1) Project Hail Mary

How could it be anything else? Project Hail Mary will likely top a lot of people’s film of the year lists when we eventually get to December, and it will take something special to dethrone it for me by then. Much like Andy Weir’s other major adapted movie, The Martian, Project Hail Mary feels like the right kind of human propaganda in a world too eager to cast off humanity as an inefficient liability in the pipeline. That it does so by presenting a largely positive outlook on progressive scientific discovery is shockingly refreshing for a sci-fi. And that it manages to present so much complex science without me wanting to stick hot pins in my eyes to feel something is also pretty impressive.
Ryan Gosling is an excellent fish out of water hero, Rocky is already a Titan of cinema (despite being a pile of rocks), and the peril of the story is quite gloriously gripping.
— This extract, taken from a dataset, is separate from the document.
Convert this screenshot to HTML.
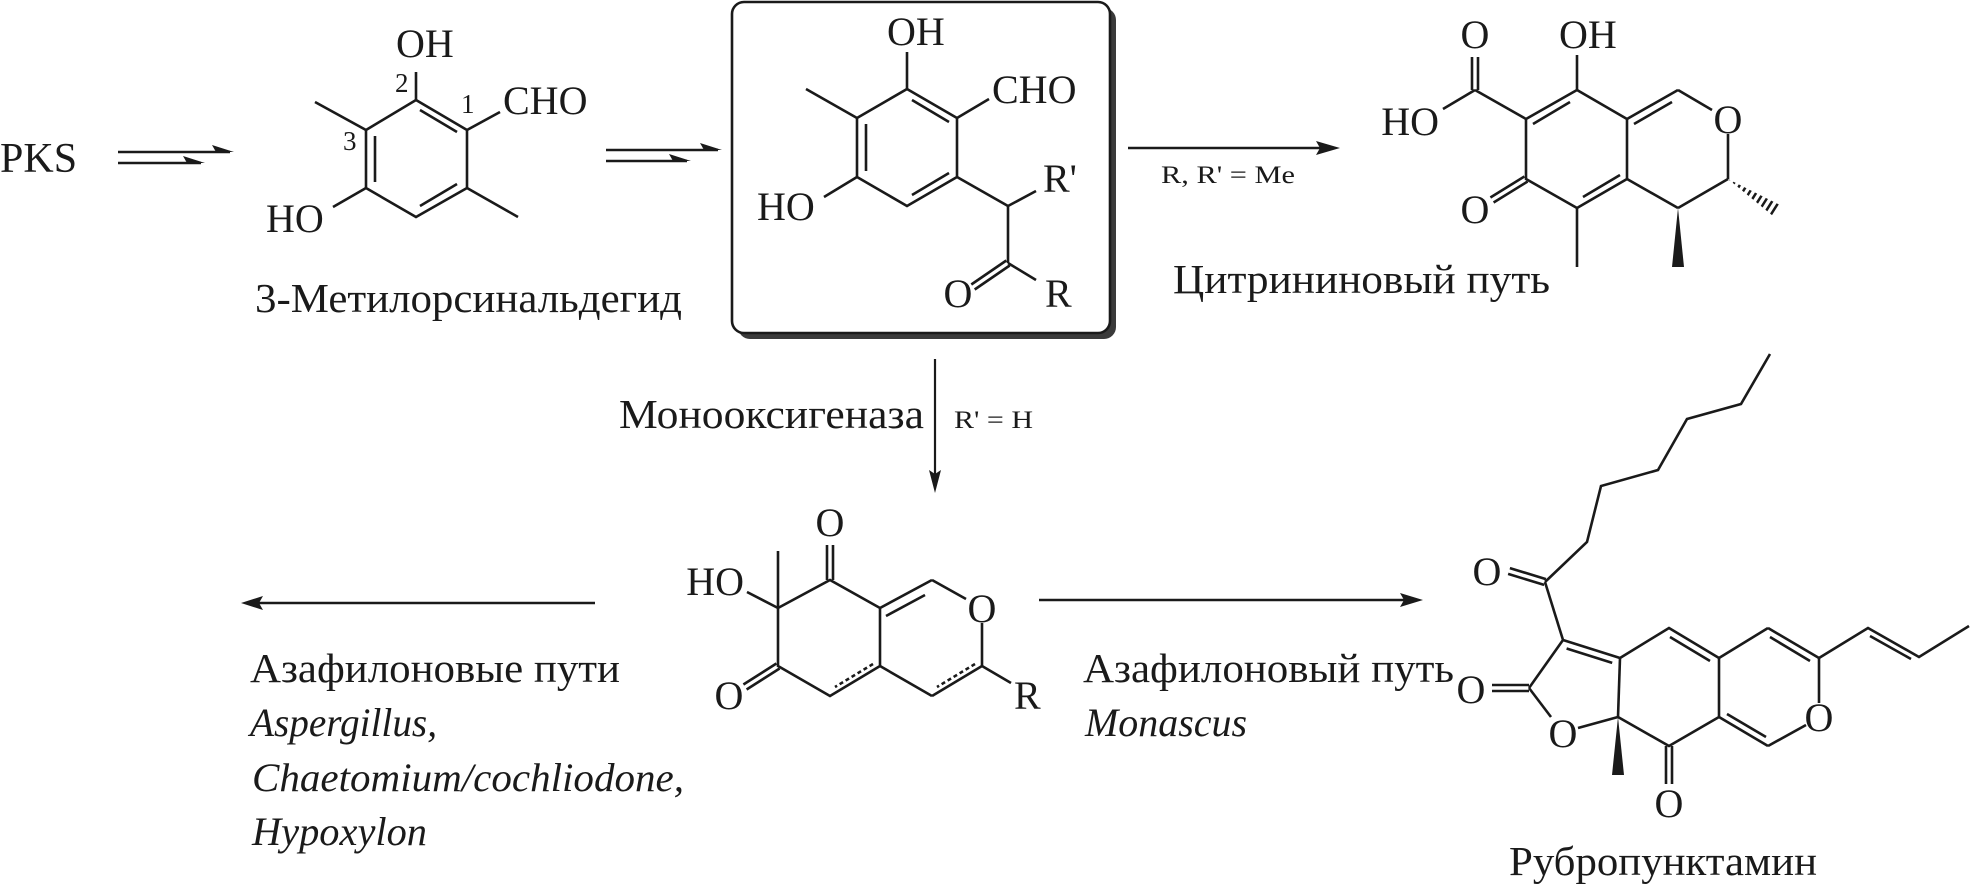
<!DOCTYPE html>
<html><head><meta charset="utf-8"><style>
html,body{margin:0;padding:0;background:#fff}
svg{display:block}
text{font-family:"Liberation Serif",serif;fill:#1a1a1a}
.a{font-size:40px}
.l{font-size:41px}
.s{font-size:25px}
.n{font-size:27px}
.i{font-style:italic;font-size:40px}
</style></head><body>
<svg width="1974" height="894" viewBox="0 0 1974 894" xmlns="http://www.w3.org/2000/svg">
<defs>
<mask id="hm"><line x1="1728" y1="179" x2="1777" y2="210" stroke="#fff" stroke-width="16" stroke-dasharray="2.5 3.5"/></mask>
</defs>
<g stroke="#1a1a1a" stroke-width="2.6" fill="none" stroke-linecap="butt">
<polygon points="416,100 467,130 467,188 416,217 366,188 366,130"/>
<line x1="420" y1="110" x2="457" y2="132"/>
<line x1="457" y1="184" x2="420" y2="206"/>
<line x1="375" y1="182" x2="375" y2="136"/>
<line x1="416" y1="100" x2="416" y2="72"/>
<line x1="467" y1="130" x2="500" y2="112"/>
<line x1="366" y1="130" x2="315" y2="102"/>
<line x1="467" y1="188" x2="518" y2="217"/>
<line x1="366" y1="188" x2="333" y2="207"/>
<line x1="118" y1="152" x2="230" y2="152"/>
<line x1="118" y1="163" x2="201" y2="163"/>
<line x1="606" y1="150" x2="718" y2="150"/>
<line x1="606" y1="161" x2="687" y2="161"/>
</g>
<g fill="#1a1a1a">
<polygon points="234,152 212,145 216,152"/>
<polygon points="205,163 183,156 187,163"/>
<polygon points="722,150 700,143 704,150"/>
<polygon points="691,161 669,154 673,161"/>
</g>
<text class="l" x="0" y="172" style="font-size:42px">PKS</text>
<text class="a" x="396" y="57">OH</text>
<text class="a" x="503" y="114">CHO</text>
<text class="a" x="266" y="232">HO</text>
<text class="n" x="395" y="92">2</text>
<text class="n" x="461" y="113">1</text>
<text class="n" x="343" y="150">3</text>
<text class="l" x="255" y="312" textLength="427" lengthAdjust="spacingAndGlyphs">3-Метилорсинальдегид</text>

<rect x="738" y="8" width="378" height="331" rx="12" fill="#3a3a3a"/>
<rect x="732" y="2" width="378" height="331" rx="12" fill="#fff" stroke="#1a1a1a" stroke-width="2.6"/>
<g stroke="#1a1a1a" stroke-width="2.6" fill="none">
<polygon points="907,89 957,118 957,177 907,206 857,177 857,118"/>
<line x1="912" y1="100" x2="949" y2="122"/>
<line x1="949" y1="173" x2="912" y2="195"/>
<line x1="866" y1="171" x2="866" y2="124"/>
<line x1="907" y1="89" x2="907" y2="52"/>
<line x1="857" y1="118" x2="806" y2="89"/>
<line x1="957" y1="118" x2="989" y2="99"/>
<line x1="857" y1="177" x2="824" y2="197"/>
<line x1="957" y1="177" x2="1008" y2="206"/>
<line x1="1008" y1="206" x2="1036" y2="191"/>
<line x1="1008" y1="206" x2="1008" y2="263"/>
<line x1="1008" y1="263" x2="1036" y2="280"/>
<line x1="1006.3" y1="260.5" x2="971.3" y2="284.5"/>
<line x1="1009.7" y1="265.5" x2="974.7" y2="289.5"/>
</g>
<text class="a" x="887" y="45">OH</text>
<text class="a" x="992" y="103">CHO</text>
<text class="a" x="757" y="220">HO</text>
<text class="a" x="1043" y="192">R'</text>
<text class="a" x="958" y="307" text-anchor="middle">O</text>
<text class="a" x="1045" y="307">R</text>

<line x1="1128" y1="148" x2="1322" y2="148" stroke="#1a1a1a" stroke-width="2.4"/>
<polygon points="1340,148 1316,141 1320,148 1316,155" fill="#1a1a1a"/>
<text class="s" x="1161" y="183" textLength="134" lengthAdjust="spacingAndGlyphs">R, R' = Me</text>
<text class="l" x="1173" y="293" textLength="377" lengthAdjust="spacingAndGlyphs">Цитрининовый путь</text>

<g stroke="#1a1a1a" stroke-width="2.6" fill="none">
<polygon points="1577,90 1627,119 1627,179 1577,208 1526,179 1526,119"/>
<line x1="1533" y1="124" x2="1570" y2="102"/>
<line x1="1620" y1="175" x2="1583" y2="197"/>
<line x1="1627" y1="119" x2="1678" y2="90"/>
<line x1="1634" y1="124" x2="1672" y2="102"/>
<line x1="1678" y1="90" x2="1712" y2="110"/>
<line x1="1728" y1="134" x2="1728" y2="179"/>
<line x1="1728" y1="179" x2="1678" y2="208"/>
<line x1="1678" y1="208" x2="1627" y2="179"/>
<line x1="1577" y1="90" x2="1577" y2="55"/>
<line x1="1526" y1="119" x2="1475" y2="90"/>
<line x1="1472" y1="90" x2="1472" y2="57"/>
<line x1="1478" y1="90" x2="1478" y2="57"/>
<line x1="1475" y1="90" x2="1443" y2="109"/>
<line x1="1524.4" y1="176.5" x2="1490.4" y2="197.5"/>
<line x1="1527.6" y1="181.5" x2="1493.6" y2="202.5"/>
<line x1="1577" y1="208" x2="1577" y2="267"/>
</g>
<polygon points="1678,208 1672,267 1684,267" fill="#1a1a1a"/>
<polygon points="1728,179 1780,205 1773,216" fill="#1a1a1a" mask="url(#hm)"/>
<text class="a" x="1559" y="48">OH</text>
<text class="a" x="1475" y="48" text-anchor="middle">O</text>
<text class="a" x="1439" y="135" text-anchor="end">HO</text>
<text class="a" x="1728" y="133" text-anchor="middle">O</text>
<text class="a" x="1475" y="223" text-anchor="middle">O</text>

<line x1="935" y1="359" x2="935" y2="476" stroke="#1a1a1a" stroke-width="2.2"/>
<polygon points="935,493 929,470 935,474 941,470" fill="#1a1a1a"/>
<text class="l" x="619" y="428" textLength="305" lengthAdjust="spacingAndGlyphs">Монооксигеназа</text>
<text class="s" x="954" y="428" textLength="79" lengthAdjust="spacingAndGlyphs">R' = H</text>

<g stroke="#1a1a1a" stroke-width="2.6" fill="none">
<polyline points="778,608 830,580 880,608 880,666 830,696 778,666 778,608"/>
<line x1="880" y1="608" x2="932" y2="580"/>
<line x1="886" y1="616" x2="925" y2="595"/>
<line x1="932" y1="580" x2="966" y2="599"/>
<line x1="982" y1="623" x2="982" y2="666"/>
<line x1="982" y1="666" x2="932" y2="696"/>
<line x1="932" y1="696" x2="880" y2="666"/>
<line x1="975" y1="664" x2="937" y2="687" stroke-dasharray="4 3"/>
<line x1="873" y1="664" x2="835" y2="687" stroke-dasharray="4 3"/>
<line x1="778" y1="608" x2="778" y2="551"/>
<line x1="778" y1="608" x2="747" y2="592"/>
<line x1="827" y1="580" x2="827" y2="545"/>
<line x1="833" y1="580" x2="833" y2="545"/>
<line x1="776.4" y1="663.5" x2="743.4" y2="684.5"/>
<line x1="779.6" y1="668.5" x2="746.6" y2="689.5"/>
<line x1="982" y1="666" x2="1011" y2="683"/>
</g>
<text class="a" x="744" y="595" text-anchor="end">HO</text>
<text class="a" x="830" y="536" text-anchor="middle">O</text>
<text class="a" x="982" y="622" text-anchor="middle">O</text>
<text class="a" x="729" y="709" text-anchor="middle">O</text>
<text class="a" x="1014" y="709">R</text>

<line x1="595" y1="603" x2="256" y2="603" stroke="#1a1a1a" stroke-width="2.4"/>
<polygon points="241,603 263,596 259,603 263,610" fill="#1a1a1a"/>
<line x1="1039" y1="600" x2="1406" y2="600" stroke="#1a1a1a" stroke-width="2.4"/>
<polygon points="1423,600 1400,593 1404,600 1400,607" fill="#1a1a1a"/>

<text class="l" x="250" y="682" textLength="370" lengthAdjust="spacingAndGlyphs">Азафилоновые пути</text>
<text class="i" x="250" y="736" textLength="187" lengthAdjust="spacingAndGlyphs">Aspergillus,</text>
<text class="i" x="252" y="791" textLength="432" lengthAdjust="spacingAndGlyphs">Chaetomium/cochliodone,</text>
<text class="i" x="252" y="845" textLength="175" lengthAdjust="spacingAndGlyphs">Hypoxylon</text>
<text class="l" x="1083" y="682" textLength="371" lengthAdjust="spacingAndGlyphs">Азафилоновый путь</text>
<text class="i" x="1085" y="736" textLength="162" lengthAdjust="spacingAndGlyphs">Monascus</text>

<g stroke="#1a1a1a" stroke-width="2.6" fill="none" stroke-linejoin="miter">
<line x1="1529" y1="685" x2="1492" y2="685"/>
<line x1="1529" y1="691" x2="1492" y2="691"/>
<line x1="1529" y1="688" x2="1563" y2="640"/>
<line x1="1529" y1="688" x2="1551" y2="717"/>
<line x1="1578" y1="728" x2="1618" y2="717"/>
<line x1="1618" y1="717" x2="1620" y2="658"/>
<line x1="1563" y1="640" x2="1620" y2="658"/>
<line x1="1566.6" y1="648.5" x2="1612.2" y2="662.9"/>
<line x1="1563" y1="640" x2="1545" y2="582"/>
<line x1="1545.9" y1="579.1" x2="1509.9" y2="568.1"/>
<line x1="1544.1" y1="584.9" x2="1508.1" y2="573.9"/>
<polyline points="1545,582 1587,542 1601,486 1658,470 1687,419 1741,404 1770,354"/>
<polyline points="1620,658 1669,628 1719,658 1719,717 1669,746 1618,717"/>
<line x1="1670" y1="637" x2="1710" y2="661"/>
<line x1="1666" y1="746" x2="1666" y2="784"/>
<line x1="1672" y1="746" x2="1672" y2="784"/>
<line x1="1719" y1="658" x2="1768" y2="628"/>
<line x1="1768" y1="628" x2="1819" y2="658"/>
<line x1="1770" y1="637" x2="1810" y2="661"/>
<line x1="1819" y1="658" x2="1819" y2="703"/>
<line x1="1806" y1="725" x2="1768" y2="746"/>
<line x1="1768" y1="746" x2="1719" y2="717"/>
<line x1="1766" y1="737" x2="1727" y2="714"/>
<polyline points="1819,658 1868,628 1919,657 1969,626"/>
<line x1="1870" y1="636" x2="1911" y2="659"/>
</g>
<polygon points="1618,717 1612,775 1624,775" fill="#1a1a1a"/>
<text class="a" x="1471" y="703" text-anchor="middle">O</text>
<text class="a" x="1563" y="747" text-anchor="middle">O</text>
<text class="a" x="1487" y="585" text-anchor="middle">O</text>
<text class="a" x="1669" y="817" text-anchor="middle">O</text>
<text class="a" x="1819" y="731" text-anchor="middle">O</text>
<text class="l" x="1509" y="875" textLength="308" lengthAdjust="spacingAndGlyphs">Рубропунктамин</text>
</svg>
</body></html>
I have no shame in admitting Project Hail Mary made me cry – possibly in places you wouldn’t expect – but the emotion is precisely the thing. It’s a story about a man who goes to space on a last-gasp mission to save the Earth, meets a rock alien, and pulls off the ultimate hero move, but it’s about love, and companionship, and legacy, and you present me with those done well, and I don’t care if one of the stars doesn’t have a face.